Data Consistency and Replication: RPO
Data consistency is critical during a failover. The method of data replication between primary and secondary systems directly impacts potential data loss, measured by the Recovery Point Objective (RPO) – the maximum acceptable data loss in case of a disaster. It’s directly related to the frequency of data replication.
- Synchronous Replication: Ensures that every transaction is written to both the primary and secondary systems simultaneously. This guarantees zero data loss (RPO of zero) but can impact performance due to latency.
- Asynchronous Replication: Allows the primary system to commit transactions without waiting for the secondary system to confirm receipt. This often leads to better performance but introduces the possibility of minor data loss (non-zero RPO) if a failure occurs before the secondary system catches up. A shorter RPO means more frequent replication and less potential data loss.
Advanced Considerations for Failover
Common Failover Mechanisms
Beyond the core concept, specific mechanisms facilitate failover:
- Load Balancers: These devices distribute incoming traffic across multiple servers. If one server fails, the load balancer automatically redirects traffic to the remaining healthy servers.
- DNS Redirection: In a disaster, the IP address associated with a domain name can be updated in DNS records to point to the secondary server, rerouting traffic.
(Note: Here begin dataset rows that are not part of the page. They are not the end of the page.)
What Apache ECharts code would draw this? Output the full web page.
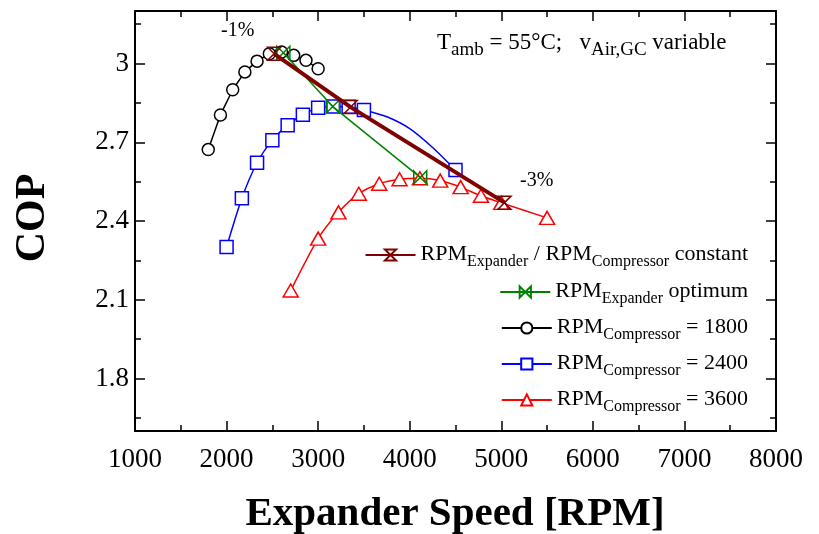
<!DOCTYPE html>
<html><head><meta charset="utf-8">
<script src="https://cdn.jsdelivr.net/npm/echarts@6/dist/echarts.min.js"></script>
<style>html,body{margin:0;padding:0;background:#fff}#c{width:819px;height:534px}</style>
</head><body><div id="c"></div>
<script>
// ---- data ----
const xTickLabels = [1000,2000,3000,4000,5000,6000,7000,8000];
const yTickLabels = [1.8,2.1,2.4,2.7,3.0];
const yMinorTicks = [1.65,1.95,2.25,2.55,2.85,3.15];

const rpm1800X = [1800,1933,2067,2200,2333,2467,2600,2733,2867,3000];
const rpm1800Y = [2.672,2.804,2.900,2.968,3.009,3.037,3.044,3.031,3.012,2.980];

const rpm2400X = [2000,2167,2333,2500,2667,2833,3000,3167,3333,3500,4500];
const rpm2400Y = [2.301,2.487,2.622,2.708,2.765,2.805,2.831,2.836,2.835,2.823,2.594];
// points (drawn without markers in the reference)
const rpm2400CurveX = [3750,4000,4250];
const rpm2400CurveY = [2.797,2.752,2.680];

const rpm3600X = [2700,3000,3222,3444,3667,3889,4111,4333,4556,4778,5000,5500];
const rpm3600Y = [2.135,2.333,2.433,2.504,2.542,2.559,2.563,2.554,2.529,2.496,2.469,2.412];

const optimumX = [2620,3160,4115];
const optimumY = [3.041,2.836,2.566];

const constantX = [2520,3355,5035];
const constantY = [3.037,2.834,2.470];

const names = {
  constant: 'RPM_Expander / RPM_Compressor constant',
  optimum: 'RPM_Expander optimum',
  c1800: 'RPM_Compressor = 1800',
  c2400: 'RPM_Compressor = 2400',
  c3600: 'RPM_Compressor = 3600'
};
const legendRich = {
  constant: '{m|RPM}{s|Expander}{m| / RPM}{s|Compressor}{m| constant}',
  optimum: '{m|RPM}{s|Expander}{m| optimum}',
  c1800: '{m|RPM}{s|Compressor}{m| = 1800}',
  c2400: '{m|RPM}{s|Compressor}{m| = 2400}',
  c3600: '{m|RPM}{s|Compressor}{m| = 3600}'
};

// ---- chart ----
const FONT = '"Liberation Serif","Times New Roman",serif';
const zip = (xs, ys) => xs.map((x, i) => [x, ys[i]]);
const chart = echarts.init(document.getElementById('c'), null, {renderer: 'canvas'});

const richStyles = {
  m: {fontFamily: FONT, fontSize: 22, color: '#000', lineHeight: 24, verticalAlign: 'top'},
  s: {fontFamily: FONT, fontSize: 16, color: '#000', lineHeight: 24, verticalAlign: 'top', padding: [11, 0, 0, 0]}
};
const noteRich = {
  m: {fontFamily: FONT, fontSize: 23, color: '#000', lineHeight: 26, verticalAlign: 'top'},
  s: {fontFamily: FONT, fontSize: 19, color: '#000', lineHeight: 26, verticalAlign: 'top', padding: [10, 0, 0, 0]}
};

const legendKeys = ['constant','optimum','c1800','c2400','c3600'];
const legendTops = [238, 275, 311, 347, 383];
const legends = legendKeys.map((k, i) => ({
  data: [names[k]],
  right: 66,
  top: legendTops[i],
  itemWidth: 50,
  itemHeight: 14,
  itemGap: 4,
  selectedMode: false,
  formatter: () => legendRich[k],
  textStyle: {rich: richStyles}
}));

const axisLine = {show: true, lineStyle: {color: '#000', width: 2}};
const hourglass = 'path://M0,0 L10,0 L0,10 L10,10 Z';
const bowtie = 'path://M0,0 L10,10 L10,0 L0,10 Z';
const tickLine = {color: '#000', width: 1.5};

const option = {
  animation: false,
  backgroundColor: '#fff',
  grid: {left: 135, right: 43, top: 11, bottom: 103},
  legend: legends,
  xAxis: [
    {type: 'value', position: 'bottom', min: 1000, max: 8000, interval: 1000,
     axisLine, splitLine: {show: false},
     axisTick: {inside: true, length: 10, lineStyle: tickLine},
     minorTick: {show: true, splitNumber: 2, length: 6, lineStyle: tickLine},
     axisLabel: {fontFamily: FONT, fontSize: 27, color: '#000', margin: 15,
                 customValues: xTickLabels, formatter: v => String(v)}},
    {type: 'value', position: 'top', min: 1000, max: 8000, interval: 1000,
     axisLine, splitLine: {show: false},
     axisTick: {inside: true, length: 10, lineStyle: tickLine},
     minorTick: {show: true, splitNumber: 2, length: 6, lineStyle: tickLine},
     axisLabel: {show: false}}
  ],
  yAxis: [
    {type: 'value', position: 'left', min: 1.6, max: 3.2,
     axisLine, splitLine: {show: false},
     axisTick: {inside: true, length: 10, customValues: yTickLabels, lineStyle: tickLine},
     axisLabel: {fontFamily: FONT, fontSize: 27, color: '#000', margin: 6, customValues: yTickLabels,
                 formatter: v => String(Math.round(v * 10) / 10)}},
    {type: 'value', position: 'left', min: 1.6, max: 3.2,
     axisLine: {show: false}, splitLine: {show: false},
     axisTick: {inside: true, length: 6, customValues: yMinorTicks, lineStyle: tickLine},
     axisLabel: {show: false}},
    {type: 'value', position: 'right', min: 1.6, max: 3.2,
     axisLine, splitLine: {show: false},
     axisTick: {inside: true, length: 10, customValues: yTickLabels, lineStyle: tickLine},
     axisLabel: {show: false}},
    {type: 'value', position: 'right', min: 1.6, max: 3.2,
     axisLine: {show: false}, splitLine: {show: false},
     axisTick: {inside: true, length: 6, customValues: yMinorTicks, lineStyle: tickLine},
     axisLabel: {show: false}}
  ],
  series: [
    {name: names.c1800, type: 'line', data: zip(rpm1800X, rpm1800Y),
     symbol: 'circle', symbolSize: 12,
     itemStyle: {color: '#fff', borderColor: '#000', borderWidth: 1.5},
     lineStyle: {color: '#000', width: 1.5}, z: 2},
    {name: names.c2400, type: 'line', smooth: 0.25,
     data: zip(rpm2400X.slice(0, 10), rpm2400Y.slice(0, 10))
       .concat(zip(rpm2400CurveX, rpm2400CurveY).map(p => ({value: p, symbol: 'none'})))
       .concat(zip(rpm2400X.slice(10), rpm2400Y.slice(10))),
     symbol: 'rect', symbolSize: 13,
     itemStyle: {color: '#fff', borderColor: '#0000ff', borderWidth: 1.5},
     lineStyle: {color: '#0000ff', width: 1.5}, z: 2},
    {name: names.c3600, type: 'line', smooth: 0.25, data: zip(rpm3600X, rpm3600Y),
     symbol: 'triangle', symbolSize: [15, 13],
     itemStyle: {color: '#fff', borderColor: '#ff0000', borderWidth: 1.5},
     lineStyle: {color: '#ff0000', width: 1.5}, z: 2},
    {name: names.optimum, type: 'line', data: zip(optimumX, optimumY),
     symbol: bowtie, symbolSize: 13,
     itemStyle: {color: 'rgba(255,255,255,0)', borderColor: '#008000', borderWidth: 1.5},
     lineStyle: {color: '#008000', width: 1.5}, z: 3},
    {name: names.constant, type: 'line', data: zip(constantX, constantY),
     symbol: hourglass, symbolSize: 13,
     itemStyle: {color: 'rgba(255,255,255,0)', borderColor: '#800000', borderWidth: 1.5},
     lineStyle: {color: '#800000', width: 4}, z: 4}
  ],
  graphic: [
    {type: 'text', left: 221, top: 21, style: {text: '-1%', font: '20px ' + FONT, fill: '#000'}},
    {type: 'text', left: 520, top: 171, style: {text: '-3%', font: '20px ' + FONT, fill: '#000'}},
    {type: 'text', left: 437, top: 31, style: {
      text: '{m|T}{s|amb}{m| = 55°C;   v}{s|Air,GC}{m| variable}',
      rich: noteRich}},
    {type: 'text', x: 455, y: 514, style: {
      text: 'Expander Speed [RPM]', font: 'bold 41px ' + FONT, fill: '#000',
      align: 'center', verticalAlign: 'middle'}},
    {type: 'text', x: 33, y: 218, rotation: Math.PI / 2, style: {
      text: 'COP', font: 'bold 42px ' + FONT, fill: '#000', align: 'center', verticalAlign: 'middle'}}
  ]
};
chart.setOption(option);
</script></body></html>
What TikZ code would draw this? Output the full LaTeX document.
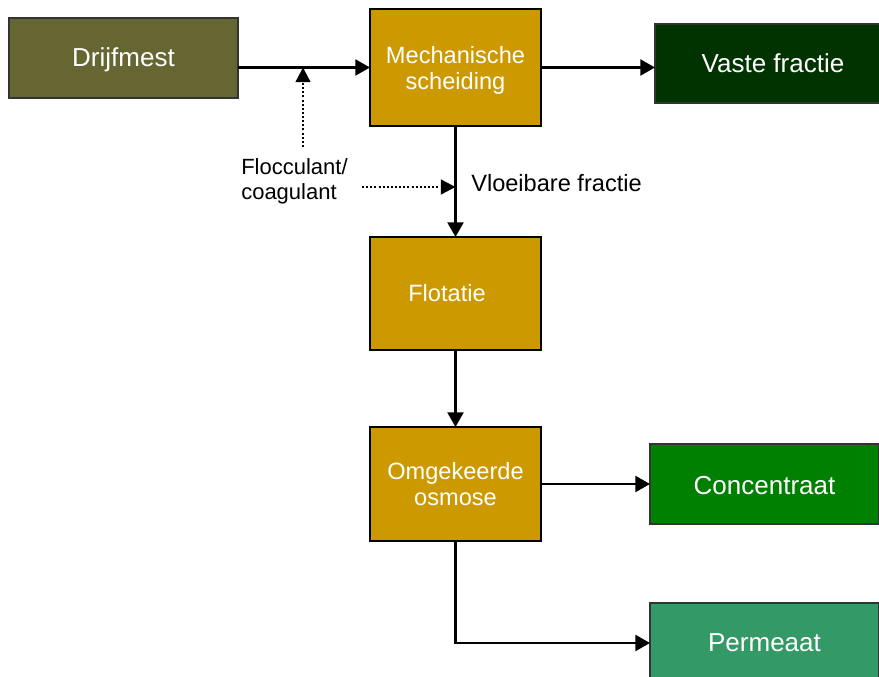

The Importance of Testing Failover Scenarios
Testing is crucial to validate that the failover mechanism works correctly and to ensure it meets RTO and RPO targets. Regular testing identifies potential issues, helps refine the process, and builds confidence in the system’s resilience. A real-world example is conducting a simulated disaster recovery test, where an organization intentionally triggers a failover to a secondary data center to ensure all applications, databases, and network connections transition smoothly.
Potential Issues and Mitigation Strategies
While designed for resilience, failover can encounter issues:
- Data loss: Primarily a concern with asynchronous replication if the secondary system hasn’t fully caught up.
- Split-brain scenarios: Occur when both primary and secondary systems believe they are the active one, leading to data corruption or inconsistent states.
- Resource contention: The secondary system might not have adequate resources to handle the full load if it was previously running in a minimal state.
Mitigation strategies include using quorum mechanisms (to prevent split-brain by ensuring only one system can be active), ensuring adequate resources on the secondary system, and implementing robust monitoring and alerting to quickly identify and address anomalies. Addressing these concerns demonstrates a deep understanding of failover’s complexities.
Relating Failover to Specific Technologies
Interviewers are often impressed by practical knowledge. Mentioning specific technologies where failover is implemented showcases experience:
- Database Mirroring/Replication: Technologies like SQL Server’s AlwaysOn Availability Groups allow for high availability and disaster recovery by replicating databases to secondary servers.
- Cloud Provider Services: Cloud platforms like Azure’s regional pairing or AWS’s multi-AZ deployments enable automatic failover to a different geographic region or availability zone in case of a large-scale outage.
- Virtualization Platforms: VMware HA (High Availability) automatically restarts virtual machines on other hosts in a cluster if a host fails.
Mentioning specific technologies demonstrates practical knowledge and experience in implementing resilient systems.